To start it off I find そう言われると interesting. It is means 'as it was said' , but I am curious as to why it uses the passive form of 言う then also と?
 
Very true, but there's no adversity passive in English. So the classic: 田中さんは雨に降られました。...usually gets some class time.

(but I don't think that's the question)

(And I don't want to even get close to the rabbit hole of ergative languages, which I've never fully "gotten", or gotten at all, I'm not sure.)
 
Very true, but there's no adversity passive in English. So the classic: 田中さんは雨に降られました。...usually gets some class time.

Depends on your dialect and socioeconomic class.

"Tanaka's aśś got rained on" explains the function of the Japanese adversity passive perfectly where I come from.
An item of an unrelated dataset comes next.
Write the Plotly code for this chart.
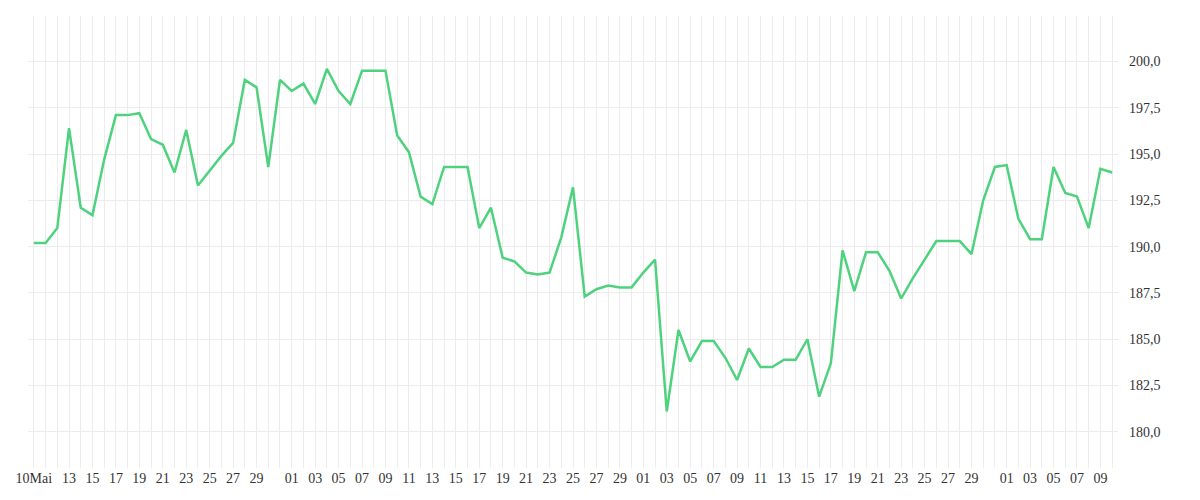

Examples such as 彼は犬に死なれた are easily explained by "His dog up and died on him"
 
最近彼たちが喧嘩しなれてた。Does this mean the boys have been fighting lately?
 
To start it off I find そう言われると interesting. It is means 'as it was said' , but I am curious as to why it uses the passive form of 言う
Because the writer/speaker of そう言われると is the one who is said so.

then also と?
It differs depending on the context since it can be conditional, continuous usage, or quotation marker.

Did you read our replies in your previous threads, by the way? Any response?